+++ Stored data

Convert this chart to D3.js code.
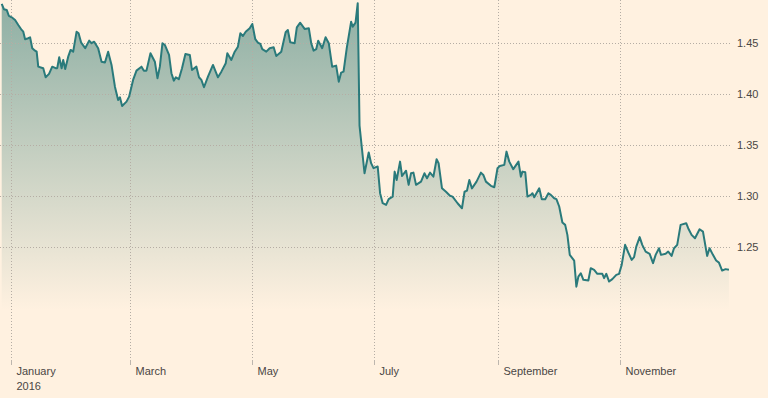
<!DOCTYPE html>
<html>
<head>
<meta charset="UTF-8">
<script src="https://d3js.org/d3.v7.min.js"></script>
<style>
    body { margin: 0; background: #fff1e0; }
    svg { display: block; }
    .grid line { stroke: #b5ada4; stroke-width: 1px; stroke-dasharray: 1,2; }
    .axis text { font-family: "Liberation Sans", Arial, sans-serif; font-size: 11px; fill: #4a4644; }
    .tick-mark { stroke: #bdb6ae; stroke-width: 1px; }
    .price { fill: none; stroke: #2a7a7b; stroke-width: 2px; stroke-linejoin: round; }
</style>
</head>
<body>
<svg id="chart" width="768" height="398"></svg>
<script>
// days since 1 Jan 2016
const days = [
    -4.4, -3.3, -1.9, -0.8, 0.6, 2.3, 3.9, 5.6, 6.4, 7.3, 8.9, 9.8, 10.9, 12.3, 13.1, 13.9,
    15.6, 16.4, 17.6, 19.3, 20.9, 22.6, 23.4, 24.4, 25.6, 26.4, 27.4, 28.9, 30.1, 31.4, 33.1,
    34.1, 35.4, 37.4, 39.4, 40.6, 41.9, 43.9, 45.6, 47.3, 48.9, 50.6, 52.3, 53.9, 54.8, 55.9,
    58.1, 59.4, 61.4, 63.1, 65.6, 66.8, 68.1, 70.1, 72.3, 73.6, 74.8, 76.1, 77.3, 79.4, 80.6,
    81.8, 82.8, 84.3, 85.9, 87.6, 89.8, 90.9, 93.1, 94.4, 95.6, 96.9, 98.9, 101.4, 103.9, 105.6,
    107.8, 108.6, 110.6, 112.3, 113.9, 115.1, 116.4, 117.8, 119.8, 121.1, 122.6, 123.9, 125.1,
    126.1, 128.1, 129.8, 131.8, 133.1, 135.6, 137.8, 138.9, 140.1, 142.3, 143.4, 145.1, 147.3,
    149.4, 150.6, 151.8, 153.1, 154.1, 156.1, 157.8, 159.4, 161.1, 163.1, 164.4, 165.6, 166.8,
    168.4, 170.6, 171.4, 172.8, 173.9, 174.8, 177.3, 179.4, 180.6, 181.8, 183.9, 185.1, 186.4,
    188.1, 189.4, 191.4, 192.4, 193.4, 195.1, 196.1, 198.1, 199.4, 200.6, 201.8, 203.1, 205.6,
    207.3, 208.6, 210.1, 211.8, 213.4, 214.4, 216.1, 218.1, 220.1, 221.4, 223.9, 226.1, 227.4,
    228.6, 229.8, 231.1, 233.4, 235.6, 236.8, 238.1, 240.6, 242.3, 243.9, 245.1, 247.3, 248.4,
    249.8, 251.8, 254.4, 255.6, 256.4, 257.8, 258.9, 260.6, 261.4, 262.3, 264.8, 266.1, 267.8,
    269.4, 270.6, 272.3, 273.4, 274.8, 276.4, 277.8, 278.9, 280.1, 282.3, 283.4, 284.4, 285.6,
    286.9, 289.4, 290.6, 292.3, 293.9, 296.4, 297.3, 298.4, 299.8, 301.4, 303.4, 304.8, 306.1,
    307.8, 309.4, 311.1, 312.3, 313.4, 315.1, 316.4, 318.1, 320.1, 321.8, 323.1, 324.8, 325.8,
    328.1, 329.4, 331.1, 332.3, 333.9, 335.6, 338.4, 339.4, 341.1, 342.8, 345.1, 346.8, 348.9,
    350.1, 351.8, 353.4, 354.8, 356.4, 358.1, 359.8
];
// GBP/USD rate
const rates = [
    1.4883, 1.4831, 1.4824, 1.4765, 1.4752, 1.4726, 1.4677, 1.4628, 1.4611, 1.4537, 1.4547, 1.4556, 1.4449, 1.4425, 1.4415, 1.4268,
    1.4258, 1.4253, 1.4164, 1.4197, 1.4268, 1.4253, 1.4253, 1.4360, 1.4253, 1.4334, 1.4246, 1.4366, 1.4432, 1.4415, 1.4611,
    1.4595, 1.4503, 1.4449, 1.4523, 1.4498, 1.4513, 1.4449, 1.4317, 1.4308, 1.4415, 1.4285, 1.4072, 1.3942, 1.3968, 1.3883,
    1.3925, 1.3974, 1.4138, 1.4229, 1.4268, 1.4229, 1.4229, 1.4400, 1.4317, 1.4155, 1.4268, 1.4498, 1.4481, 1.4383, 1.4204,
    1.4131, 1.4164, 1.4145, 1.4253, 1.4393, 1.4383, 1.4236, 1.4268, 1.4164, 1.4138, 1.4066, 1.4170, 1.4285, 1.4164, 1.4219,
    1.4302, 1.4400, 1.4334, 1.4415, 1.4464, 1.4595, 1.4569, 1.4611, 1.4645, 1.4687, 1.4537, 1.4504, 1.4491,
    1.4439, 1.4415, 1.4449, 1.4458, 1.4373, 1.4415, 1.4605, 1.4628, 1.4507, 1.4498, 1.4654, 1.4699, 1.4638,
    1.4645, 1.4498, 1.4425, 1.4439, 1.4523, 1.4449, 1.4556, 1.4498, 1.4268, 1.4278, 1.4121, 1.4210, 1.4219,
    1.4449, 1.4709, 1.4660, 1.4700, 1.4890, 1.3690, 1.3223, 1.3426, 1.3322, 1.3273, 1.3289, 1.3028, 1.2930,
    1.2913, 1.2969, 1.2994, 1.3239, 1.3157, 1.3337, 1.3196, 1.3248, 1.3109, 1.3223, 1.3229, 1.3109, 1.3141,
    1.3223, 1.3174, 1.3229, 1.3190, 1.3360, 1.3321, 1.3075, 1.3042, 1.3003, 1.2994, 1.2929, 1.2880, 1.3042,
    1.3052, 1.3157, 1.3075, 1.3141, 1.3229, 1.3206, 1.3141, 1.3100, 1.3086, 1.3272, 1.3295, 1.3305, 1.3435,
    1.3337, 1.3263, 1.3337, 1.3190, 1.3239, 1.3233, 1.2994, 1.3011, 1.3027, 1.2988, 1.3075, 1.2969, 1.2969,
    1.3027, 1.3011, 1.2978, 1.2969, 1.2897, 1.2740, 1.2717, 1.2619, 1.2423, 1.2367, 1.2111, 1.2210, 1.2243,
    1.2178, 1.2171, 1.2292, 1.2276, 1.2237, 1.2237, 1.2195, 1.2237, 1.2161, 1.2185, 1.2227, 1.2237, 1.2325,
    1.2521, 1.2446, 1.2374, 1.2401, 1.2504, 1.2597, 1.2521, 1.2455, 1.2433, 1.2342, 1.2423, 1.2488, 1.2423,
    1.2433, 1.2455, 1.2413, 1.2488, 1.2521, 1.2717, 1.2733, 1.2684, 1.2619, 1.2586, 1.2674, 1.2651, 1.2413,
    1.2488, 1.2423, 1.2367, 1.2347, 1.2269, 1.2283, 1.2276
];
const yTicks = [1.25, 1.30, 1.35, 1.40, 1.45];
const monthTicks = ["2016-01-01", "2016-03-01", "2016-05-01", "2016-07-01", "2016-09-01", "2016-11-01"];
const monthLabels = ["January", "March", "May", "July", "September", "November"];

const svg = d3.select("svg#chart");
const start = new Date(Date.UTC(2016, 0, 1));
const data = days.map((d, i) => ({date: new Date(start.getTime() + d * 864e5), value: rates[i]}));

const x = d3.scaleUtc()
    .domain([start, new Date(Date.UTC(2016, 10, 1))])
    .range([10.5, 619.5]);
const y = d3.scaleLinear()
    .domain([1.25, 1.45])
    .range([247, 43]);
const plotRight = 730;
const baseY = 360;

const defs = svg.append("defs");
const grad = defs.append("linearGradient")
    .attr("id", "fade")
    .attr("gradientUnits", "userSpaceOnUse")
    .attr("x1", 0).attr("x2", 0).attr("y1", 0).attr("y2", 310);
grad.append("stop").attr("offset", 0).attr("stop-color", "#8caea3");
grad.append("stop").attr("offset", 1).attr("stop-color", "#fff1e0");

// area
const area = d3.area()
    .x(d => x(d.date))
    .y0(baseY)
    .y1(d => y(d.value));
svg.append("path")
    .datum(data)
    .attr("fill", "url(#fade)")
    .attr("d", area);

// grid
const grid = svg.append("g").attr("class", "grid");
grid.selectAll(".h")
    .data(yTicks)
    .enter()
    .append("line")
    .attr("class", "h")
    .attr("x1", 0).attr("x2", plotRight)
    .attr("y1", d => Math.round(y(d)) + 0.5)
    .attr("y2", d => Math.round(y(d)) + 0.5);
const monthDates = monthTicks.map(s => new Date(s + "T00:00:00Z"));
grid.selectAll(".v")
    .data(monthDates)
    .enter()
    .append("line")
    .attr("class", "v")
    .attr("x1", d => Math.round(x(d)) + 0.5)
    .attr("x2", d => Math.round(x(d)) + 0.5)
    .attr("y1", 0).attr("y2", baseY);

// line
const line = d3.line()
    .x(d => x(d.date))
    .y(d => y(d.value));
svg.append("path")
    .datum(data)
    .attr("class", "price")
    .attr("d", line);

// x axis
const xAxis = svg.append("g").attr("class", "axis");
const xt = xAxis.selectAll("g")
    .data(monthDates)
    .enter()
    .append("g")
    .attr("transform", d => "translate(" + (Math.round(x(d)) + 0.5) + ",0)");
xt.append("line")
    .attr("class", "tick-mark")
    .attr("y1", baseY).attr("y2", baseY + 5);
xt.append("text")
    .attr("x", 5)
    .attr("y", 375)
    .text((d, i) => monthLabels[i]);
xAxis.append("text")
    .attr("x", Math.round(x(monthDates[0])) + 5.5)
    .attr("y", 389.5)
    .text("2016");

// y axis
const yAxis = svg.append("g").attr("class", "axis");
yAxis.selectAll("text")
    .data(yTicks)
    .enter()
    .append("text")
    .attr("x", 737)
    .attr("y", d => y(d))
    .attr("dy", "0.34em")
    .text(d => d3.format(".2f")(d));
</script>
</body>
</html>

++++++

Required work: Report how many lines in the listing include the word "chart". Give nothing but the count.

Correct result: 3